Atticus adores author Christopher Franceschelli. Each one in this three-volume series of solid, square cardboard books, perfect for little hands, is more than two inches thick. There’s Counta Block (2014), Alpha Block (2013), and Dino Block (2015) – filled with, yes, giant dinosaurs, bitty dinosaurs, quiet dinosaurs, LOUD DINOSAURS. The books are very, very cool (and can be found at C-12).
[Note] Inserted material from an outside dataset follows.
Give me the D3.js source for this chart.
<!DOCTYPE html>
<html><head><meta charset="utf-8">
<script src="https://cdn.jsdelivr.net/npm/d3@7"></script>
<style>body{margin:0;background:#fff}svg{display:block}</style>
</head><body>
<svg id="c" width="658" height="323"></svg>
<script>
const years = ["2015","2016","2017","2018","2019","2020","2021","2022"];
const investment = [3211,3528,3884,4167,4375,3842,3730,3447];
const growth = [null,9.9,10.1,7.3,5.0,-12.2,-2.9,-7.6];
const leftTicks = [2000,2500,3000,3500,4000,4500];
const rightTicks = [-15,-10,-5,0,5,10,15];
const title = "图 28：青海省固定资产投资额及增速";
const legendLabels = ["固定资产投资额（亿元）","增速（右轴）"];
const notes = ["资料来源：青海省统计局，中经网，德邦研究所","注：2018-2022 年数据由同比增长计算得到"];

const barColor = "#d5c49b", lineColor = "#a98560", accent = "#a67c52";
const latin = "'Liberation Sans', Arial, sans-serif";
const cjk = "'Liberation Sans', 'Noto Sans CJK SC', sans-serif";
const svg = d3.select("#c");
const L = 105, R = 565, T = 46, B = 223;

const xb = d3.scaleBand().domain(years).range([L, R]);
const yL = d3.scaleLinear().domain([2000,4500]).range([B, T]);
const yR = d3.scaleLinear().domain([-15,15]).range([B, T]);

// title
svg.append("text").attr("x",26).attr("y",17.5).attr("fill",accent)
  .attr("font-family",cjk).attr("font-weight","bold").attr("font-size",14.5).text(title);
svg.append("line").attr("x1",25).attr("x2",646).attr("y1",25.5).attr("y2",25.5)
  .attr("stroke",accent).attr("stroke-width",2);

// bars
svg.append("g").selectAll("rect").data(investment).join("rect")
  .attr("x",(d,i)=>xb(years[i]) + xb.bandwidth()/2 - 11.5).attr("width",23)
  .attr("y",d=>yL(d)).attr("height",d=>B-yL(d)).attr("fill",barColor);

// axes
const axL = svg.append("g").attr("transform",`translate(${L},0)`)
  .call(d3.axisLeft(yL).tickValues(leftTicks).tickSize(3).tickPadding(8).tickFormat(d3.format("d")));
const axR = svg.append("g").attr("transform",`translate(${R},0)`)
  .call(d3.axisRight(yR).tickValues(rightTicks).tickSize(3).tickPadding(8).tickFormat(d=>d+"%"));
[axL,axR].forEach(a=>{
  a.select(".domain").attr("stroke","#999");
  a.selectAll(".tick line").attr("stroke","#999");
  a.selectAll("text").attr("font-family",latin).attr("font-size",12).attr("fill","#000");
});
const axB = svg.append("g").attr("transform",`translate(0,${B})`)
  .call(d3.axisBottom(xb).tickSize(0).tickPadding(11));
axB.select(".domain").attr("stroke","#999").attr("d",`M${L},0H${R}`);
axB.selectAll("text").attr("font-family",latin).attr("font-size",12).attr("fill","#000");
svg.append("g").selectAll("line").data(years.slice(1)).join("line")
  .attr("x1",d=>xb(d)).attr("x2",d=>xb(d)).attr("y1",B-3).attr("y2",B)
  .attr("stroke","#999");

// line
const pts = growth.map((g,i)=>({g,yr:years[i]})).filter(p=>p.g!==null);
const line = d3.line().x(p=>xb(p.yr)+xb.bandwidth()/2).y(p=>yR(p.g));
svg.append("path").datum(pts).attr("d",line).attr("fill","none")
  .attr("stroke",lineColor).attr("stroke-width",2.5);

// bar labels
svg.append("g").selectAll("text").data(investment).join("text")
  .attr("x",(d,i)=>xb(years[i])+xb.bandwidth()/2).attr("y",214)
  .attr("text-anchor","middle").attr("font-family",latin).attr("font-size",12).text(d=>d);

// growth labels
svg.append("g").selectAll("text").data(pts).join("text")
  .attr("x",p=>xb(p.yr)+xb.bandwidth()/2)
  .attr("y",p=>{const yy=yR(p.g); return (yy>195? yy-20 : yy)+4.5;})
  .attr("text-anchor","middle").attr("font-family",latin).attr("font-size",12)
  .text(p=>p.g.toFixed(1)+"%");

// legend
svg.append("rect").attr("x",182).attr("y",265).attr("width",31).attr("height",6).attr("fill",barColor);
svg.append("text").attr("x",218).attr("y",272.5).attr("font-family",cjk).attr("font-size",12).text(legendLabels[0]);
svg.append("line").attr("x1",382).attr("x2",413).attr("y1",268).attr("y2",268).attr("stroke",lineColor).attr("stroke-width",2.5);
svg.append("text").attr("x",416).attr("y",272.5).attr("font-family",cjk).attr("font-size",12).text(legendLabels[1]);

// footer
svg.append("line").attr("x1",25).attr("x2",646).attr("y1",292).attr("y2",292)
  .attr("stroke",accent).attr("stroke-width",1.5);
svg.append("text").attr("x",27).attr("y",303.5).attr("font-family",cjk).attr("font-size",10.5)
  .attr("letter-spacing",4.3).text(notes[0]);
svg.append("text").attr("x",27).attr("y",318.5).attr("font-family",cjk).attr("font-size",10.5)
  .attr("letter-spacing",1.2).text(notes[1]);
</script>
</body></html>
Another big like is I Am Yoga by Susan Verde, who teaches yoga to kids in real life (2015, at C-741). This is perfect for kids (and grownups) who need to take a minute to slow down and find a bit of calm. The book magazine Kirkus Review gave it a thumbs up: “’I can touch the sky. I am so tall,’ reads the text, while the girl, colored all in green, adopts the tree pose, flanked by real trees. The combination of Verde’s tranquil words and [illustrator Peter] Reynold’s playful interpretations will encourage young readers to mirror each pose before turning the page. Children will learn how yoga can be a tool to guide their emotions even when the outside world is beyond their control.”
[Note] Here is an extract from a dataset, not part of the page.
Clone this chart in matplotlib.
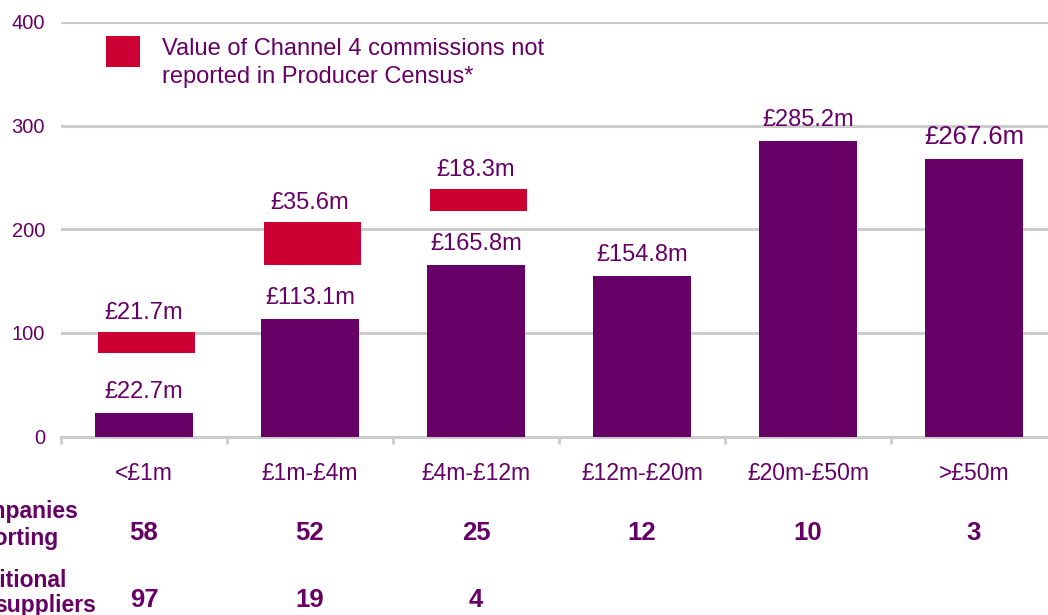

Atticus also had a lot of fun reading the mini myths Be Patient, Pandora and Play Nice, Hercules (both 2014 in C-31 and created by Joan Holub).
Need more good reads for the kids? Just browse about the shelves, we have a great selection of child-approved tomes.
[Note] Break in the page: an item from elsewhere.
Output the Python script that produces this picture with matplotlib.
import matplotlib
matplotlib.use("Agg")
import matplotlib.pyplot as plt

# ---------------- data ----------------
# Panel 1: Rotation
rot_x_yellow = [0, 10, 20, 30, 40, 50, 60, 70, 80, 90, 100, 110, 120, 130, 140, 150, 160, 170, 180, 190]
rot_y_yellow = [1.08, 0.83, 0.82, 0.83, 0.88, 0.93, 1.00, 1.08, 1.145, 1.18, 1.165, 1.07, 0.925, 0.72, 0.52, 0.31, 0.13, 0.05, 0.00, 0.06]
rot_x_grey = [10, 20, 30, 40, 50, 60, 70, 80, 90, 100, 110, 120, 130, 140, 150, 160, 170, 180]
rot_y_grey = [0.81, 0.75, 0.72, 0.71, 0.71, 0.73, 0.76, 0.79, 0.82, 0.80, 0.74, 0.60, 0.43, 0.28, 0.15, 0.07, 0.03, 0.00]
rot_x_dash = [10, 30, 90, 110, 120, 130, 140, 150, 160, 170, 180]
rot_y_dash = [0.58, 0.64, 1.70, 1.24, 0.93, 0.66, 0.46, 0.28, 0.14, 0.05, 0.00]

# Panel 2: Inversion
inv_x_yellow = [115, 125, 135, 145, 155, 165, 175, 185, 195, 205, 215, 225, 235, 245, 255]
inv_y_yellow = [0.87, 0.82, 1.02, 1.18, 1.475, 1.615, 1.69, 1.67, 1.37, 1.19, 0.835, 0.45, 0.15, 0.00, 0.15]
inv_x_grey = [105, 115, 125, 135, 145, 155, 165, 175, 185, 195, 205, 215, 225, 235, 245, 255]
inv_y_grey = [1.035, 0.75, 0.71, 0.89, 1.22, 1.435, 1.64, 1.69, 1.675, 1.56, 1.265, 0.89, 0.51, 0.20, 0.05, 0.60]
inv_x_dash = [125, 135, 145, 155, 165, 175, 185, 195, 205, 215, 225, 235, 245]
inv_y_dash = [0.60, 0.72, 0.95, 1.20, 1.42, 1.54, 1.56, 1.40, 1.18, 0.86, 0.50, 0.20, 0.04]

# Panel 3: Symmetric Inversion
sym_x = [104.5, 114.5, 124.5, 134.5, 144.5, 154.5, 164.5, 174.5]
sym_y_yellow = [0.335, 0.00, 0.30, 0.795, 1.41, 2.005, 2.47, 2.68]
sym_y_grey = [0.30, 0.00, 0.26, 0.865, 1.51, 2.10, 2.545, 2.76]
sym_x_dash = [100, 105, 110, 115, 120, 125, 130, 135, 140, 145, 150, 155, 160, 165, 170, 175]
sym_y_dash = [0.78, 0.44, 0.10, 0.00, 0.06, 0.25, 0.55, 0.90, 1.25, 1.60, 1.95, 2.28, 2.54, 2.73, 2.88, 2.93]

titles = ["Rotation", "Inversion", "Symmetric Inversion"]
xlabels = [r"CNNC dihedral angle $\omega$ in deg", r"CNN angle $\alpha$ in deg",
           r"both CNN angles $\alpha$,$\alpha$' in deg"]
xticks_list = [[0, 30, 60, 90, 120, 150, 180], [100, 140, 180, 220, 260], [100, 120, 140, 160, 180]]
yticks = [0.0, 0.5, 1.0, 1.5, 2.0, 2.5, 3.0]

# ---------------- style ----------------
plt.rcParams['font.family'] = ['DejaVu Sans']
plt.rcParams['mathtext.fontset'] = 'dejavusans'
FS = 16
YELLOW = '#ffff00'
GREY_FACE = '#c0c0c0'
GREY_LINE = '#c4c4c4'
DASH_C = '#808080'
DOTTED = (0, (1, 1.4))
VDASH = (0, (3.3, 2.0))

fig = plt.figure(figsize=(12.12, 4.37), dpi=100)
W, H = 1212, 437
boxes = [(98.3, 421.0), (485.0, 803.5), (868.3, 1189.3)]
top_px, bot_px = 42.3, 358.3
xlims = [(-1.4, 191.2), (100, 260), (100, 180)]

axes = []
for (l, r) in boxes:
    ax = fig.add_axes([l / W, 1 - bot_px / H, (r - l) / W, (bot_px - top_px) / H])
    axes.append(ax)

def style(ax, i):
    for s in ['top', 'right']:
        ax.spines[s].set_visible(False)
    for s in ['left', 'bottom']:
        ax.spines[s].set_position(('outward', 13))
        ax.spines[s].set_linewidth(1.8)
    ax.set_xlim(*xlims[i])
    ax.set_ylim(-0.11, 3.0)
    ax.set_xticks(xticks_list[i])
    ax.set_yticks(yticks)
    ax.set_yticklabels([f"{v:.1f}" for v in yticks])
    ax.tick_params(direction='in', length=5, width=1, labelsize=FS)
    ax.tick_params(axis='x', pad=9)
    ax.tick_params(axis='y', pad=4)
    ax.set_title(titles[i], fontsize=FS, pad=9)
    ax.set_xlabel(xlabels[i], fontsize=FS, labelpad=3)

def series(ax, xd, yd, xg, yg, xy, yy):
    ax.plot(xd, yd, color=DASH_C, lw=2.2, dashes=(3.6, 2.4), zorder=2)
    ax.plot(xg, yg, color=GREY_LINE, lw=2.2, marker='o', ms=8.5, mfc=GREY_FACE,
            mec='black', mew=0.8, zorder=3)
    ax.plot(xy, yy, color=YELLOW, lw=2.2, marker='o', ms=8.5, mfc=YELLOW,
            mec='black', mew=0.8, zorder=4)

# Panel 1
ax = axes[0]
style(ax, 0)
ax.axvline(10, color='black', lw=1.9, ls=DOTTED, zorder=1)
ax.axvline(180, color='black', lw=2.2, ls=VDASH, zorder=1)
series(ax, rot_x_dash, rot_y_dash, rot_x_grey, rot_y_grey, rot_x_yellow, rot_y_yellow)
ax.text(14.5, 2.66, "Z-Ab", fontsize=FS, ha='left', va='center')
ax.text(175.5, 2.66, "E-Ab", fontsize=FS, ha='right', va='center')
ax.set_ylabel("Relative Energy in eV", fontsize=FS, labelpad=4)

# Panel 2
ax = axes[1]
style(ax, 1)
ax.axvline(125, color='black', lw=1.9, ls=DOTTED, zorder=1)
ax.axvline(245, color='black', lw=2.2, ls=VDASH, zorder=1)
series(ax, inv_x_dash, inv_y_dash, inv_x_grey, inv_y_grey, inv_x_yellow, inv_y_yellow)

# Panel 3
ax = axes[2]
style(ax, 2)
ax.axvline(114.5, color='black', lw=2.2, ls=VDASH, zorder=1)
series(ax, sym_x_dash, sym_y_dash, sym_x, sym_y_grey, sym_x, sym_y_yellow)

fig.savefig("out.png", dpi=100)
Says mom: “I have a third son named Shepherd, but he has yet to tell me his favourite books as he is 5 months old.” Soon, though!
Two new children’s arrivals are based on the lives of real people. Both are picture books, for younger readers.
Oscar Lives Next Door is a snapshot of the childhood of the great Montreal jazz musician, Oscar Peterson (who died in 2007). Peterson grew up in the 1930s, and survived tuberculosis. The disease meant he could never again play his beloved trumpet; and that is why he chose the piano as a career.
It’s narrated by a (fictional) girl neighbour who loves listening to the music (Oscar’s dad, unfortunately, does not love the endless noodling). There’s a lot here about friendship, perseverance, and Montreal’s Little Burgandy neighbourhood. It’s by Bonnie Farmer and Marie Lafrance (2015, filed at C-84).
The Amazing Discoveries Of Ibn Sina is much wordier, but then, it’s the tale of the whole life of the father of modern medicine and all around smartypants known in the West as Avicenna (born in 980 or thereabouts). It’s a more traditional biography, with words by Fatima Shara Feddine (translated from the Arabic), and illustrations by Intelaq Mohammed Ali (2013/2015, filed in C-500 at 181.5).
The star of this book was a precocious kid, a philosopher and more, who lost his father at a young age and travelled the world. Medicine as we know it would be far different today without the genius of Ibn Sina.